The most fun part of the game for me was probably that last drive when we ate up a bunch of clock and Brian kept getting the ball over and over. I remember having my mouthpiece in ready for him to call me in there because I see what he goes through during the week just to get ready for a game. He carried the ball a bunch. Here it was, the backstretch, and I knew he was going to call for me and he never did. And it was at that point that I realized I'm really watching this guy and he's great. There's going to be stories told about this guy forever, especially around here and here I am getting some of my own. You learn a lot from that. I just grew to really appreciate Brian a little more, just watching the toughness. He could have came out – he did enough to that point to win the ballgame but he wanted to see it through and kind of seal the deal, so that was nice.
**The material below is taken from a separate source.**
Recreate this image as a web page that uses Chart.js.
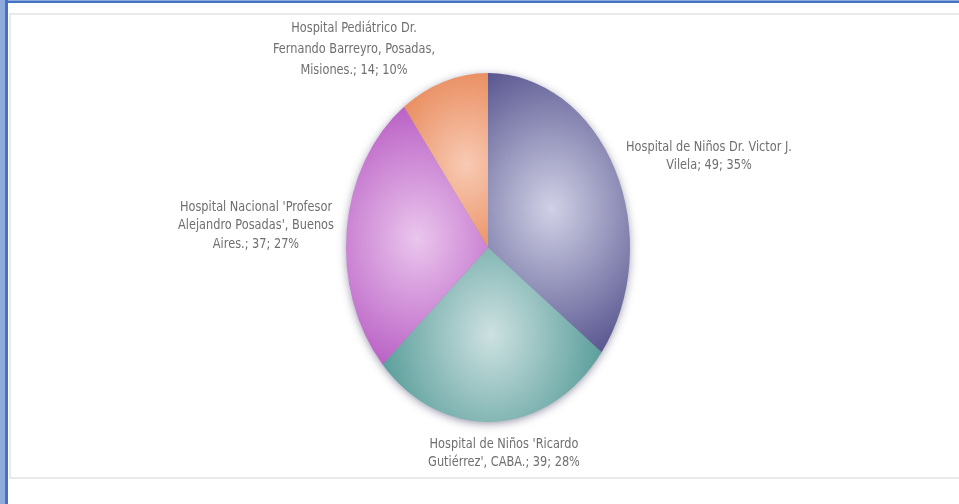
<!DOCTYPE html>
<html>
<head>
<meta charset="utf-8">
<script src="https://cdn.jsdelivr.net/npm/chart.js@4.4.1/dist/chart.umd.min.js"></script>
<style>
  html, body { margin: 0; padding: 0; background: #ffffff; }
  #wrap { position: relative; width: 959px; height: 504px; overflow: hidden; background: #fff; }
  .f { position: absolute; }
  canvas { position: absolute; left: 0; top: 0; }
</style>
</head>
<body>
<div id="wrap">
  <div class="f" style="left:0;top:0;width:959px;height:3px;background:#4472c4;"></div>
  <div class="f" style="left:0;top:0;width:959px;height:1px;background:#8eaadb;"></div>
  <div class="f" style="left:0;top:0;width:8px;height:504px;background:#4472c4;"></div>
  <div class="f" style="left:0;top:0;width:5px;height:504px;background:#8eaadb;"></div>
  <div class="f" style="left:9px;top:13px;width:960px;height:462px;border:2px solid #e9e9e9;border-right:none;"></div>
  <canvas id="c" width="959" height="504"></canvas>
</div>
<script>
// ---- data ----
const categories = [
  "Hospital de Niños Dr. Victor J. Vilela",
  "Hospital de Niños 'Ricardo Gutiérrez', CABA.",
  "Hospital Nacional 'Profesor Alejandro Posadas', Buenos Aires.",
  "Hospital Pediátrico Dr. Fernando Barreyro, Posadas, Misiones."
];
const values = [49, 39, 37, 14];
// how each category name wraps in the data label
const labelLines = [
  ["Hospital de Niños Dr. Victor J.", "Vilela"],
  ["Hospital de Niños 'Ricardo", "Gutiérrez', CABA."],
  ["Hospital Nacional 'Profesor", "Alejandro Posadas', Buenos", "Aires."],
  ["Hospital Pediátrico Dr.", "Fernando Barreyro, Posadas,", "Misiones."]
];
const edgeColors = ["#58558f", "#4a9591", "#b24fbe", "#e0682b"];
const lightColors = ["#d0d1e6", "#cde1e1", "#eac6ed", "#f8cab4"];

// ---- layout (not data) ----
const labelPos = [
  { x: 709, y: 147, lh: 18 },
  { x: 504, y: 444, lh: 18 },
  { x: 256, y: 207, lh: 18.5 },
  { x: 354, y: 28, lh: 21 }
];
const STRETCH_Y = 1.229;

const total = values.reduce((a, b) => a + b, 0);

function sliceGradient(ctx) {
  const chart = ctx.chart;
  const area = chart.chartArea;
  const i = ctx.dataIndex;
  if (!area || i === undefined) return edgeColors[i || 0];
  const cx = (area.left + area.right) / 2;
  const cy = (area.top + area.bottom) / 2;
  const r = Math.min(area.right - area.left, area.bottom - area.top) / 2;
  let before = 0;
  for (let k = 0; k < i; k++) before += values[k];
  const mid = (before + values[i] / 2) / total * Math.PI * 2 - Math.PI / 2;
  const hx = cx + Math.cos(mid) * r * 0.5;
  const hy = cy + Math.sin(mid) * r * 0.5;
  const g = chart.ctx.createRadialGradient(hx, hy, 0, hx, hy, r * 0.9);
  g.addColorStop(0, lightColors[i]);
  g.addColorStop(1, edgeColors[i]);
  return g;
}

const stretchPlugin = {
  id: 'stretch',
  beforeDatasetsDraw(chart) {
    const el = chart.getDatasetMeta(0).data[0];
    const cx = el.x, cy = el.y, r = el.outerRadius;
    const ctx = chart.ctx;
    ctx.save();
    ctx.shadowColor = 'rgba(40,40,80,0.55)';
    ctx.shadowBlur = 10;
    ctx.shadowOffsetX = 0;
    ctx.shadowOffsetY = 2;
    ctx.fillStyle = '#8a8aa8';
    ctx.beginPath();
    ctx.ellipse(cx, cy, r - 1, r * STRETCH_Y - 1, 0, 0, Math.PI * 2);
    ctx.fill();
    ctx.restore();
    ctx.save();
    ctx.translate(cx, cy);
    ctx.scale(1, STRETCH_Y);
    ctx.translate(-cx, -cy);
  },
  afterDatasetsDraw(chart) {
    chart.ctx.restore();
  },
  afterDraw(chart) {
    const ctx = chart.ctx;
    ctx.save();
    ctx.font = '14px "DejaVu Sans", sans-serif';
    if ('fontStretch' in ctx) ctx.fontStretch = 'condensed';
    ctx.fillStyle = '#6f6f6f';
    ctx.textAlign = 'center';
    ctx.textBaseline = 'middle';
    // narrow the face to match the condensed look of the original
    const sx = 162 / ctx.measureText("Fernando Barreyro, Posadas,").width;
    values.forEach((v, i) => {
      const pct = Math.round(v / total * 100);
      const lines = labelLines[i].slice();
      lines[lines.length - 1] += '; ' + v + '; ' + pct + '%';
      const p = labelPos[i];
      lines.forEach((t, j) => {
        ctx.save();
        ctx.translate(p.x, p.y + j * p.lh);
        ctx.scale(sx, 1);
        ctx.fillText(t, 0, 0);
        ctx.restore();
      });
    });
    ctx.restore();
  }
};

new Chart(document.getElementById('c'), {
  type: 'pie',
  data: {
    labels: categories,
    datasets: [{
      data: values,
      backgroundColor: sliceGradient,
      borderWidth: 0,
      clip: false
    }]
  },
  options: {
    responsive: false,
    animation: false,
    devicePixelRatio: 1,
    layout: { padding: { left: 346, right: 329, top: 105.5, bottom: 114.5 } },
    plugins: {
      legend: { display: false },
      tooltip: { enabled: false },
      title: { display: false }
    },
    events: []
  },
  plugins: [stretchPlugin]
});
</script>
</body>
</html>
That kind of performance should let everyone in the locker room know what its going to take if we want to achieve the ultimate goal, which is to make the postseason first and then obviously win a Super Bowl. It's going to take that. Your body is going to ache and there are going to be times where you don't think you can go - but as the mind perceives, the body achieves and I think he showed that more than anything. There are a couple of other guys on the team that feel that way too. It's going to take everybody out there to have that kind of mentality each week if we want to be successful.

After Brian Dawkins issued an edict to grow a beard for the stretch run, they got on DB coach Sean McDermott. Everybody was kind of brushing their teeth and he tried to trim his beard a little bit. They jumped on him quick. I'm kind of clean shaven, but I'm getting a little scruffy. It's cold, so I need it. I shaved my head the day before the Giants game and I paid for it. I don't know if I'm going to shave anytime soon, either.